- **GIVEN INFORMATION**

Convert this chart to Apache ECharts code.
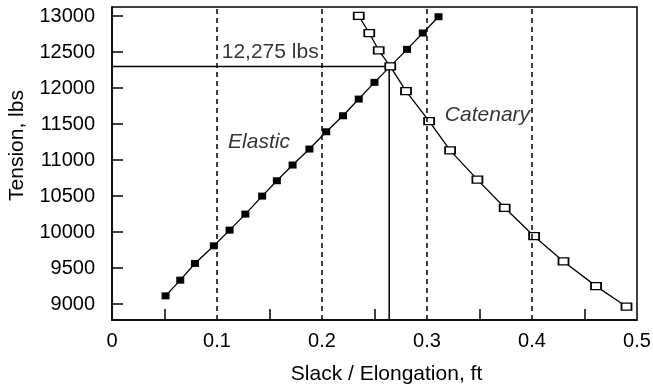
<!DOCTYPE html>
<html>
<head>
<meta charset="utf-8">
<script src="https://cdn.jsdelivr.net/npm/echarts@6/dist/echarts.min.js"></script>
<style>
  html, body { margin: 0; padding: 0; background: #fff; }
  #chart { width: 653px; height: 387px; }
</style>
</head>
<body>
<div id="chart"></div>
<script>
// elastic curve (filled squares)
const elasticX = [0.051, 0.065, 0.079, 0.097, 0.112, 0.127, 0.143, 0.157, 0.172,
  0.188, 0.204, 0.220, 0.235, 0.250, 0.265, 0.281, 0.296, 0.311];
const elasticY = [9115, 9333, 9565, 9810, 10028, 10250, 10500, 10713, 10931,
  11153, 11393, 11615, 11847, 12079, 12301, 12537, 12764, 12990];

// catenary curve (open squares)
const catenaryX = [0.235, 0.245, 0.254, 0.265, 0.280, 0.302, 0.322, 0.348,
  0.374, 0.402, 0.430, 0.461, 0.490];
const catenaryY = [13001, 12764, 12524, 12301, 11958, 11542, 11135, 10729,
  10338, 9943, 9593, 9250, 8964];

// crossing point guide lines
const crossX = 0.264;
const crossY = 12300;

// dashed reference lines
const dashX = [0.1, 0.2, 0.3, 0.4];

// tick labels
const xTicks = [0, 0.1, 0.2, 0.3, 0.4, 0.5];
const xMinorTicks = [0.05, 0.15, 0.25, 0.35, 0.45];
const yTicks = [9000, 9500, 10000, 10500, 11000, 11500, 12000, 12500, 13000];

// text notes on the plot
const noteText = ['12,275 lbs', 'Elastic', 'Catenary'];
const noteX = [0.1045, 0.1105, 0.317];
const noteY = [12500, 11250, 11625];
const noteItalic = [false, true, true];

const ink = '#000';
const font = "'Liberation Sans', Arial, sans-serif";

const chart = echarts.init(document.getElementById('chart'));

const option = {
  animation: false,
  grid: {
    left: 112, right: 16, top: 7, bottom: 67,
    outerBoundsMode: 'none',
    containLabel: false,
    show: true, borderColor: ink, borderWidth: 1.5
  },
  xAxis: {
    type: 'value',
    min: 0, max: 0.5, interval: 0.1,
    name: 'Slack / Elongation, ft',
    nameLocation: 'middle',
    nameGap: 44,
    nameTextStyle: { color: ink, fontSize: 21, fontFamily: font, padding: [0, 0, 0, 24] },
    axisLine: { show: true, lineStyle: { color: ink, width: 1.5 } },
    axisTick: {
      show: true, inside: true, length: 11,
      customValues: xMinorTicks,
      lineStyle: { color: ink, width: 1.5 }
    },
    axisLabel: {
      customValues: xTicks,
      margin: 11,
      color: ink, fontSize: 20, fontFamily: font,
      formatter: v => String(+v.toFixed(2))
    },
    splitLine: { show: false }
  },
  yAxis: {
    type: 'value',
    min: 8780, max: 13125,
    name: 'Tension, lbs',
    nameLocation: 'middle',
    nameGap: 84,
    nameTextStyle: { color: ink, fontSize: 21, fontFamily: font, padding: [0, 0, 0, 36] },
    axisLine: { show: true, lineStyle: { color: ink, width: 1.5 } },
    axisTick: {
      show: true, inside: true, length: 11,
      customValues: yTicks,
      lineStyle: { color: ink, width: 1.5 }
    },
    axisLabel: {
      customValues: yTicks,
      margin: 17,
      color: ink, fontSize: 20, fontFamily: font,
      formatter: v => String(Math.round(v))
    },
    splitLine: { show: false }
  },
  series: [
    {
      name: 'guide',
      type: 'line',
      data: [[0, crossY], [crossX, crossY], [crossX, 8780]],
      showSymbol: false,
      lineStyle: { color: ink, width: 1.5 },
      silent: true,
      z: 2,
      markLine: {
        silent: true,
        symbol: 'none',
        label: { show: false },
        lineStyle: { color: ink, width: 1.5, type: [5, 4] },
        data: dashX.map(x => ({ xAxis: x }))
      }
    },
    {
      name: 'Elastic',
      type: 'line',
      data: elasticX.map((x, i) => [x, elasticY[i]]),
      symbol: 'rect',
      symbolSize: [8, 7],
      itemStyle: { color: ink, borderWidth: 0 },
      lineStyle: { color: ink, width: 1.3 },
      z: 3
    },
    {
      name: 'Catenary',
      type: 'line',
      data: catenaryX.map((x, i) => [x, catenaryY[i]]),
      symbol: 'rect',
      symbolSize: [10, 7],
      itemStyle: { color: '#fff', borderColor: ink, borderWidth: 1.5 },
      lineStyle: { color: ink, width: 1.3 },
      z: 4
    },
    {
      name: 'notes',
      type: 'scatter',
      symbolSize: 0,
      silent: true,
      data: noteText.map((t, i) => ({
        value: [noteX[i], noteY[i]],
        label: {
          show: true,
          position: 'right',
          distance: 0,
          formatter: t,
          color: ink,
          fontSize: 21,
          fontFamily: font,
          fontStyle: noteItalic[i] ? 'italic' : 'normal'
        }
      })),
      z: 5
    }
  ]
};

chart.setOption(option);
</script>
</body>
</html>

- **REQUEST**
Repeat verbatim all the material, but not the pictures.

- **WRITTEN REPLY**
Convert this chart to Apache ECharts code.
<!DOCTYPE html>
<html>
<head>
<meta charset="utf-8">
<script src="https://cdn.jsdelivr.net/npm/echarts@6/dist/echarts.min.js"></script>
<style>
  html, body { margin: 0; padding: 0; background: #fff; }
  #chart { width: 653px; height: 387px; }
</style>
</head>
<body>
<div id="chart"></div>
<script>
// elastic curve (filled squares)
const elasticX = [0.051, 0.065, 0.079, 0.097, 0.112, 0.127, 0.143, 0.157, 0.172,
  0.188, 0.204, 0.220, 0.235, 0.250, 0.265, 0.281, 0.296, 0.311];
const elasticY = [9115, 9333, 9565, 9810, 10028, 10250, 10500, 10713, 10931,
  11153, 11393, 11615, 11847, 12079, 12301, 12537, 12764, 12990];

// catenary curve (open squares)
const catenaryX = [0.235, 0.245, 0.254, 0.265, 0.280, 0.302, 0.322, 0.348,
  0.374, 0.402, 0.430, 0.461, 0.490];
const catenaryY = [13001, 12764, 12524, 12301, 11958, 11542, 11135, 10729,
  10338, 9943, 9593, 9250, 8964];

// crossing point guide lines
const crossX = 0.264;
const crossY = 12300;

// dashed reference lines
const dashX = [0.1, 0.2, 0.3, 0.4];

// tick labels
const xTicks = [0, 0.1, 0.2, 0.3, 0.4, 0.5];
const xMinorTicks = [0.05, 0.15, 0.25, 0.35, 0.45];
const yTicks = [9000, 9500, 10000, 10500, 11000, 11500, 12000, 12500, 13000];

// text notes on the plot
const noteText = ['12,275 lbs', 'Elastic', 'Catenary'];
const noteX = [0.1045, 0.1105, 0.317];
const noteY = [12500, 11250, 11625];
const noteItalic = [false, true, true];

const ink = '#000';
const font = "'Liberation Sans', Arial, sans-serif";

const chart = echarts.init(document.getElementById('chart'));

const option = {
  animation: false,
  grid: {
    left: 112, right: 16, top: 7, bottom: 67,
    outerBoundsMode: 'none',
    containLabel: false,
    show: true, borderColor: ink, borderWidth: 1.5
  },
  xAxis: {
    type: 'value',
    min: 0, max: 0.5, interval: 0.1,
    name: 'Slack / Elongation, ft',
    nameLocation: 'middle',
    nameGap: 44,
    nameTextStyle: { color: ink, fontSize: 21, fontFamily: font, padding: [0, 0, 0, 24] },
    axisLine: { show: true, lineStyle: { color: ink, width: 1.5 } },
    axisTick: {
      show: true, inside: true, length: 11,
      customValues: xMinorTicks,
      lineStyle: { color: ink, width: 1.5 }
    },
    axisLabel: {
      customValues: xTicks,
      margin: 11,
      color: ink, fontSize: 20, fontFamily: font,
      formatter: v => String(+v.toFixed(2))
    },
    splitLine: { show: false }
  },
  yAxis: {
    type: 'value',
    min: 8780, max: 13125,
    name: 'Tension, lbs',
    nameLocation: 'middle',
    nameGap: 84,
    nameTextStyle: { color: ink, fontSize: 21, fontFamily: font, padding: [0, 0, 0, 36] },
    axisLine: { show: true, lineStyle: { color: ink, width: 1.5 } },
    axisTick: {
      show: true, inside: true, length: 11,
      customValues: yTicks,
      lineStyle: { color: ink, width: 1.5 }
    },
    axisLabel: {
      customValues: yTicks,
      margin: 17,
      color: ink, fontSize: 20, fontFamily: font,
      formatter: v => String(Math.round(v))
    },
    splitLine: { show: false }
  },
  series: [
    {
      name: 'guide',
      type: 'line',
      data: [[0, crossY], [crossX, crossY], [crossX, 8780]],
      showSymbol: false,
      lineStyle: { color: ink, width: 1.5 },
      silent: true,
      z: 2,
      markLine: {
        silent: true,
        symbol: 'none',
        label: { show: false },
        lineStyle: { color: ink, width: 1.5, type: [5, 4] },
        data: dashX.map(x => ({ xAxis: x }))
      }
    },
    {
      name: 'Elastic',
      type: 'line',
      data: elasticX.map((x, i) => [x, elasticY[i]]),
      symbol: 'rect',
      symbolSize: [8, 7],
      itemStyle: { color: ink, borderWidth: 0 },
      lineStyle: { color: ink, width: 1.3 },
      z: 3
    },
    {
      name: 'Catenary',
      type: 'line',
      data: catenaryX.map((x, i) => [x, catenaryY[i]]),
      symbol: 'rect',
      symbolSize: [10, 7],
      itemStyle: { color: '#fff', borderColor: ink, borderWidth: 1.5 },
      lineStyle: { color: ink, width: 1.3 },
      z: 4
    },
    {
      name: 'notes',
      type: 'scatter',
      symbolSize: 0,
      silent: true,
      data: noteText.map((t, i) => ({
        value: [noteX[i], noteY[i]],
        label: {
          show: true,
          position: 'right',
          distance: 0,
          formatter: t,
          color: ink,
          fontSize: 21,
          fontFamily: font,
          fontStyle: noteItalic[i] ? 'italic' : 'normal'
        }
      })),
      z: 5
    }
  ]
};

chart.setOption(option);
</script>
</body>
</html>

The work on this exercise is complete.